___ Stored data
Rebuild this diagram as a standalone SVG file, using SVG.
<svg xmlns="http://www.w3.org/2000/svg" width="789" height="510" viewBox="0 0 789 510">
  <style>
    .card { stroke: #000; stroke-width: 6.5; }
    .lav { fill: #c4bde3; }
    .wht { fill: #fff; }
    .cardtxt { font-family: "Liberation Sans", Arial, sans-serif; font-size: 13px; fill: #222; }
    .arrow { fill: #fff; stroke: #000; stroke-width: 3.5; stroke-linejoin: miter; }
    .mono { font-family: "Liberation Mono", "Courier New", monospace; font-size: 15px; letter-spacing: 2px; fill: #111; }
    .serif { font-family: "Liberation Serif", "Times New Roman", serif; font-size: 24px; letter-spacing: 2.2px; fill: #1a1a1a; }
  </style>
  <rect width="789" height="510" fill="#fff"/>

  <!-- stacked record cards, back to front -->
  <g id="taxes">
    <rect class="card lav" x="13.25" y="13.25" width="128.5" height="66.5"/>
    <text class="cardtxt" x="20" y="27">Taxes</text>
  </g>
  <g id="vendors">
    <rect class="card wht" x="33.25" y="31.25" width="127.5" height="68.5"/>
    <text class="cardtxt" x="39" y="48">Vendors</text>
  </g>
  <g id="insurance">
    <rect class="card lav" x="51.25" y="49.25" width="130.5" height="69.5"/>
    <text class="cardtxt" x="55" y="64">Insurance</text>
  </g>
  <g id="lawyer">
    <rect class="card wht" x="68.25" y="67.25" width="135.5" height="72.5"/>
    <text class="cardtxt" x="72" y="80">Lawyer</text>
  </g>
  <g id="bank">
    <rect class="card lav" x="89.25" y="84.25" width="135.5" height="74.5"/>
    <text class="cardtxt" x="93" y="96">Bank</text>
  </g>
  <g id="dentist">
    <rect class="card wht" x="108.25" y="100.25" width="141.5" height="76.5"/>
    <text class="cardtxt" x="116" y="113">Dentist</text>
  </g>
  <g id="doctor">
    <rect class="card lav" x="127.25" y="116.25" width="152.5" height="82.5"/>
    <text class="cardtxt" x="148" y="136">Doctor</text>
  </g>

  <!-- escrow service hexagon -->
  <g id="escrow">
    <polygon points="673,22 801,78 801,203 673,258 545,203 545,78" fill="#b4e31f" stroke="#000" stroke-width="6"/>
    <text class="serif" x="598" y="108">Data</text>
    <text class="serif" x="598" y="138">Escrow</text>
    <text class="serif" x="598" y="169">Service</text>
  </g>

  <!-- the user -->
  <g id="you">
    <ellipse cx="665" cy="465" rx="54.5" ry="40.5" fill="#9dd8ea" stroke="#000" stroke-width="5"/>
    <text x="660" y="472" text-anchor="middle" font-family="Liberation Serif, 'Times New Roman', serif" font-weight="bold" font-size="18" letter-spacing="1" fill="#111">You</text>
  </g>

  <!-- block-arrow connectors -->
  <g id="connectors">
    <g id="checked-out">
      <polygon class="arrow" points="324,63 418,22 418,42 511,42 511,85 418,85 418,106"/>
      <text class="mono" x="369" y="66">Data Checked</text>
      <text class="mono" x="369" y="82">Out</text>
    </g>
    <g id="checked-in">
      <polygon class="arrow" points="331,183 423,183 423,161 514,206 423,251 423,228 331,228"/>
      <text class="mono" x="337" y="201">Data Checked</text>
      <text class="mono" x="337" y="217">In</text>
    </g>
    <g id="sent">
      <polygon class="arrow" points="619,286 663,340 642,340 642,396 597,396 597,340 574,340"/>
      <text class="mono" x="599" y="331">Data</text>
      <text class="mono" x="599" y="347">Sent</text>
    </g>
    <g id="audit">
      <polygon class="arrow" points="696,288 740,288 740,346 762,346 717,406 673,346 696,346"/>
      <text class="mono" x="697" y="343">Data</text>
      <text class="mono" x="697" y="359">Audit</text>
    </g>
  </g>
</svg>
______
___ Stored data
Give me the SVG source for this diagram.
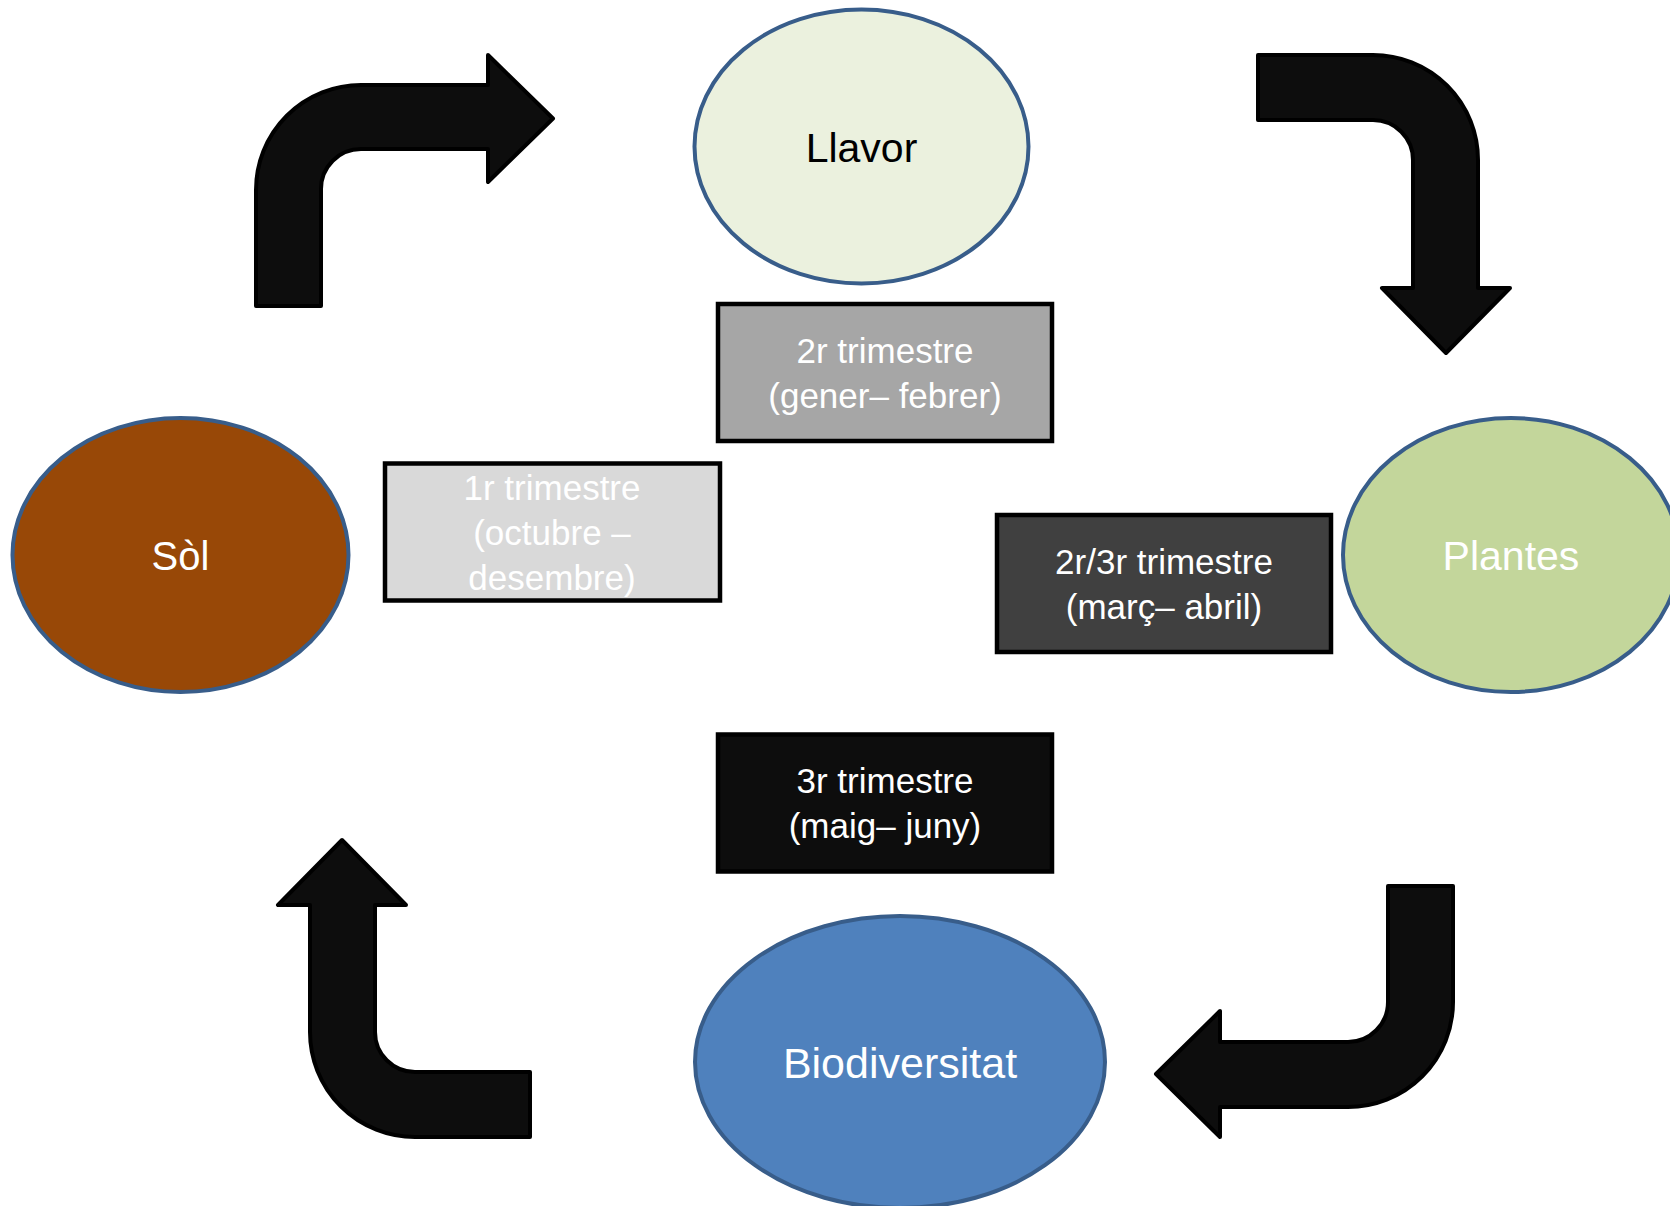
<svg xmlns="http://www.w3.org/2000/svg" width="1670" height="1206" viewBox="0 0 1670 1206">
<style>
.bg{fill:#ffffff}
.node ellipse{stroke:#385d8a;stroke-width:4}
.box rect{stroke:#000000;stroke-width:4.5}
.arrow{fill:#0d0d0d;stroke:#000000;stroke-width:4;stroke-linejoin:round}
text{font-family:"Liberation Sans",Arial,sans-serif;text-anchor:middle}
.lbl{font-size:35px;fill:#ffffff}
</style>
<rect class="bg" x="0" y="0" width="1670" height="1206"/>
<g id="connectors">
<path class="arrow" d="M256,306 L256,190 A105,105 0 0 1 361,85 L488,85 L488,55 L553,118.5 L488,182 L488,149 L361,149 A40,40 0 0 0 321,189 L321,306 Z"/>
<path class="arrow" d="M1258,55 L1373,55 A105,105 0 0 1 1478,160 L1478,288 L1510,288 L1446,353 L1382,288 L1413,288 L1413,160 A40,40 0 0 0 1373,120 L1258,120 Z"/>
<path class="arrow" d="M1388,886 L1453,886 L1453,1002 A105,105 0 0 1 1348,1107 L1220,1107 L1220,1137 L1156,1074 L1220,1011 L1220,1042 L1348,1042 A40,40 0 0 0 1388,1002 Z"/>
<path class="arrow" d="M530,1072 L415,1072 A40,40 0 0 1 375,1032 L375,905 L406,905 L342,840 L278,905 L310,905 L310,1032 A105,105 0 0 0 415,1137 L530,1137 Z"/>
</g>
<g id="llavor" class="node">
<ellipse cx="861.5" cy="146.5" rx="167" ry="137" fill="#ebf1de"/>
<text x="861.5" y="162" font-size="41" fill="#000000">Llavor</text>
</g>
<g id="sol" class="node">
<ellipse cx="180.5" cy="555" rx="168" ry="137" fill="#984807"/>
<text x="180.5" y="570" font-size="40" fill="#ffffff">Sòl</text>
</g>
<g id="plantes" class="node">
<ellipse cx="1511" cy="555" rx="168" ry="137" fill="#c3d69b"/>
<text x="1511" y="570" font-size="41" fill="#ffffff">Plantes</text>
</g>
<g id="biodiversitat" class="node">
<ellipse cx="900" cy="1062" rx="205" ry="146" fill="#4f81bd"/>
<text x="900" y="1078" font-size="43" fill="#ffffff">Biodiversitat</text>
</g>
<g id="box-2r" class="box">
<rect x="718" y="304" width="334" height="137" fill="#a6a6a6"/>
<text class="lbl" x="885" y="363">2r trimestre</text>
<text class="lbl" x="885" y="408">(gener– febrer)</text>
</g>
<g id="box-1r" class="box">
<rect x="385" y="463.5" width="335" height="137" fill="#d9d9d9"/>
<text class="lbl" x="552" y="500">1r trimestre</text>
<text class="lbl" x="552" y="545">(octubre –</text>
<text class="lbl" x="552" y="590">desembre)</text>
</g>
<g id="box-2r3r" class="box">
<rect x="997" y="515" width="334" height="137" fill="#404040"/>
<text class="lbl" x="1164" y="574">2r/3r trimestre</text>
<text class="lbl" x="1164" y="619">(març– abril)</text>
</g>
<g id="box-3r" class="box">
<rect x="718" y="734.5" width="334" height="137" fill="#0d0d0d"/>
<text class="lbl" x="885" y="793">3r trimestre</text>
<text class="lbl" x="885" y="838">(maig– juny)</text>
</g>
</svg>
______
___ Stored data
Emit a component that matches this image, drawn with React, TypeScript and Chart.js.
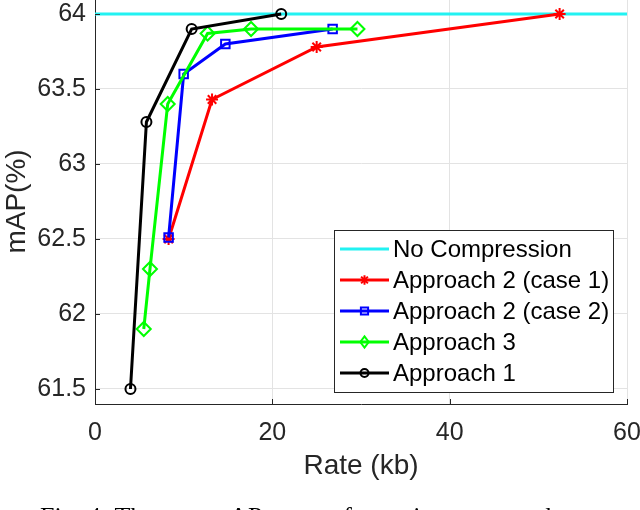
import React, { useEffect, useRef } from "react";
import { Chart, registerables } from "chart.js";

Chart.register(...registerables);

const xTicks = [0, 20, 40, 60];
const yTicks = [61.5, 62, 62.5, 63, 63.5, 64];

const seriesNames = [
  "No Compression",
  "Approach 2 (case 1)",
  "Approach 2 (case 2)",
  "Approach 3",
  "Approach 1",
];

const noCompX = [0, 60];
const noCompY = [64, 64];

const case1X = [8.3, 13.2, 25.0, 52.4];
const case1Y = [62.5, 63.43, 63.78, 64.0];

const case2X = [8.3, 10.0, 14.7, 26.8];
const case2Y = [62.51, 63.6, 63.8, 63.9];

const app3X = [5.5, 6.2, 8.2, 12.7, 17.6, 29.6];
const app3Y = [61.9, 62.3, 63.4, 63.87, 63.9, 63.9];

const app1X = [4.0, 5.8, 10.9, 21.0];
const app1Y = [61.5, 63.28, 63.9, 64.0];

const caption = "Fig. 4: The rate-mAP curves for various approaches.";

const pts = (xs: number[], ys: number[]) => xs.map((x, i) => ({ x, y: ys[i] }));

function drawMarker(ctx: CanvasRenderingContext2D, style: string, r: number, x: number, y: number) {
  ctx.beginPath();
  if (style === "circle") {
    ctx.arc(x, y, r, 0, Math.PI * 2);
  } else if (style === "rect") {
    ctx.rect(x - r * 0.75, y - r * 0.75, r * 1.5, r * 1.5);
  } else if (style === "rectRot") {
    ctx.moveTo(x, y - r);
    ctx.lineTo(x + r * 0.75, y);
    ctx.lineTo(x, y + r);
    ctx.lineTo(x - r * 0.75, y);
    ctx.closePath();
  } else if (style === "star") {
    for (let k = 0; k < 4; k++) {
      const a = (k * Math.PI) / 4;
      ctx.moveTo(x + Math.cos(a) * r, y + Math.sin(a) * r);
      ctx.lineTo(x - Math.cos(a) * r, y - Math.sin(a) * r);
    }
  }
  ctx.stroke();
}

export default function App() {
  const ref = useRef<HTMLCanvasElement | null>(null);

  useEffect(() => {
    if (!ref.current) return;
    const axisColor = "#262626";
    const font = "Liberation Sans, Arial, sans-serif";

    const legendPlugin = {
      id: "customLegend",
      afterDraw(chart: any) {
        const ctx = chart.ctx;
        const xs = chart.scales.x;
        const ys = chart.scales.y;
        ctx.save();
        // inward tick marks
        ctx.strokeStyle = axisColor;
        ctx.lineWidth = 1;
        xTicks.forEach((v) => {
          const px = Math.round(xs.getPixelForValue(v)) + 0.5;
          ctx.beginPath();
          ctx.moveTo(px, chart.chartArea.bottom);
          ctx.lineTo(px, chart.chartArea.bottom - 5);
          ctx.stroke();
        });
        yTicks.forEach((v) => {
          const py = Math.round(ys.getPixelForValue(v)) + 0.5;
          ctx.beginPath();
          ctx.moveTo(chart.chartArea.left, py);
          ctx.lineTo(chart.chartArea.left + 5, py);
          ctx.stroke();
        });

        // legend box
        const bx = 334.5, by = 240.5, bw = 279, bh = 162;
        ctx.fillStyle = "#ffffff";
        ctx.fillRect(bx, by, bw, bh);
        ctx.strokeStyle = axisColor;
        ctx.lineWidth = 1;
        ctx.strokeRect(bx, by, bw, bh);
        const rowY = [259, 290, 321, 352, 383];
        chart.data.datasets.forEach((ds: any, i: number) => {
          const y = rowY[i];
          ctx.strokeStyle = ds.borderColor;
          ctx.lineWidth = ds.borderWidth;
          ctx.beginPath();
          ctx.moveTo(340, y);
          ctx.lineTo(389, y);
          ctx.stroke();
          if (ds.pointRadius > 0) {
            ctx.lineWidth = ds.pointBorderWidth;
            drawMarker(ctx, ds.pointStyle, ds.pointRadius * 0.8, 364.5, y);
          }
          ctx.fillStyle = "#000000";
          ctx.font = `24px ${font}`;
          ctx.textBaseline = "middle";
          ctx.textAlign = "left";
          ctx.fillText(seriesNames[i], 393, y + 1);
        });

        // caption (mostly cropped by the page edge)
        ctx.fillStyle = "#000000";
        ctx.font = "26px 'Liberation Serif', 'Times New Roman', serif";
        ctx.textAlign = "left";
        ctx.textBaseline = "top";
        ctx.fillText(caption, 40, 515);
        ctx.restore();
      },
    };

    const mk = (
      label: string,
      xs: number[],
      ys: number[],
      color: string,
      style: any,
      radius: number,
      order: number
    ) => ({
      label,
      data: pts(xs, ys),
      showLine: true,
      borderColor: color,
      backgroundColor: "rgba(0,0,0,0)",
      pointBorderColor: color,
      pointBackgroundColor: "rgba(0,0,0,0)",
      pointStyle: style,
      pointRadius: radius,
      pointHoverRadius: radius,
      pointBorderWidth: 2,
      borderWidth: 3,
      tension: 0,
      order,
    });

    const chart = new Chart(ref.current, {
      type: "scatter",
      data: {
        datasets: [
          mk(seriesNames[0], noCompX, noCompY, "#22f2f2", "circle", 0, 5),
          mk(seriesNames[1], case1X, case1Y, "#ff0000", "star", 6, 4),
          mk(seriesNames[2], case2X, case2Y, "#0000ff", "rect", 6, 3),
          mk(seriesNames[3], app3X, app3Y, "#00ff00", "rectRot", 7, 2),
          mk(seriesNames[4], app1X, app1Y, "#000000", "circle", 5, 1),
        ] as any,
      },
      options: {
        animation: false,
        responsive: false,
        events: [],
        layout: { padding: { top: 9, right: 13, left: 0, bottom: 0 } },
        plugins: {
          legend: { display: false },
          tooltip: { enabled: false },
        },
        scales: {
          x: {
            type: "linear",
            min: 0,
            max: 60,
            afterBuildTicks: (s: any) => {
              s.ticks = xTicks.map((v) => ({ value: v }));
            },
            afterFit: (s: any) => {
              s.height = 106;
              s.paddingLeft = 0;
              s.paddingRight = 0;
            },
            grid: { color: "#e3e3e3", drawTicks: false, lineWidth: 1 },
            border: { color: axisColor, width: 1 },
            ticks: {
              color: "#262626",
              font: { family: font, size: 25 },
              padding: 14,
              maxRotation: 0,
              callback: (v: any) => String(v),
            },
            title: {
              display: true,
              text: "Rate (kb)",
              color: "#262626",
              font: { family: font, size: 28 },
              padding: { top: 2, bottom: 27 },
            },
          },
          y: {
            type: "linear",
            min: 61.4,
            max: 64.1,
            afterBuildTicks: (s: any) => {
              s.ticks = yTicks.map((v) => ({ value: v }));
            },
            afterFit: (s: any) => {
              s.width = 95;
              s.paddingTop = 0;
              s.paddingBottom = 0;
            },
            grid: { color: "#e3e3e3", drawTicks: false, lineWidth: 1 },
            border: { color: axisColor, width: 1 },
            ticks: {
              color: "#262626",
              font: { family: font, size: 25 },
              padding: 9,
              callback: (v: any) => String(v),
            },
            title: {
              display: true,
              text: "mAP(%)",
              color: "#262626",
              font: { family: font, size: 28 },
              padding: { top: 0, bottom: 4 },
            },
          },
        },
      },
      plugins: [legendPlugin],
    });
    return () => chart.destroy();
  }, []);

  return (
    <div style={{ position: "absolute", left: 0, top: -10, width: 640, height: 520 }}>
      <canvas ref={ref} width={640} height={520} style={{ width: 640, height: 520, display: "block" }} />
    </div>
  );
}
______
Would you restate, exactly and with no pictures, the lines of the entries above from the one containing "Emit a component" through the one containing "const noCompY = [64, 64];"?

Emit a component that matches this image, drawn with React, TypeScript and Chart.js.
import React, { useEffect, useRef } from "react";
import { Chart, registerables } from "chart.js";

Chart.register(...registerables);

const xTicks = [0, 20, 40, 60];
const yTicks = [61.5, 62, 62.5, 63, 63.5, 64];

const seriesNames = [
  "No Compression",
  "Approach 2 (case 1)",
  "Approach 2 (case 2)",
  "Approach 3",
  "Approach 1",
];

const noCompX = [0, 60];
const noCompY = [64, 64];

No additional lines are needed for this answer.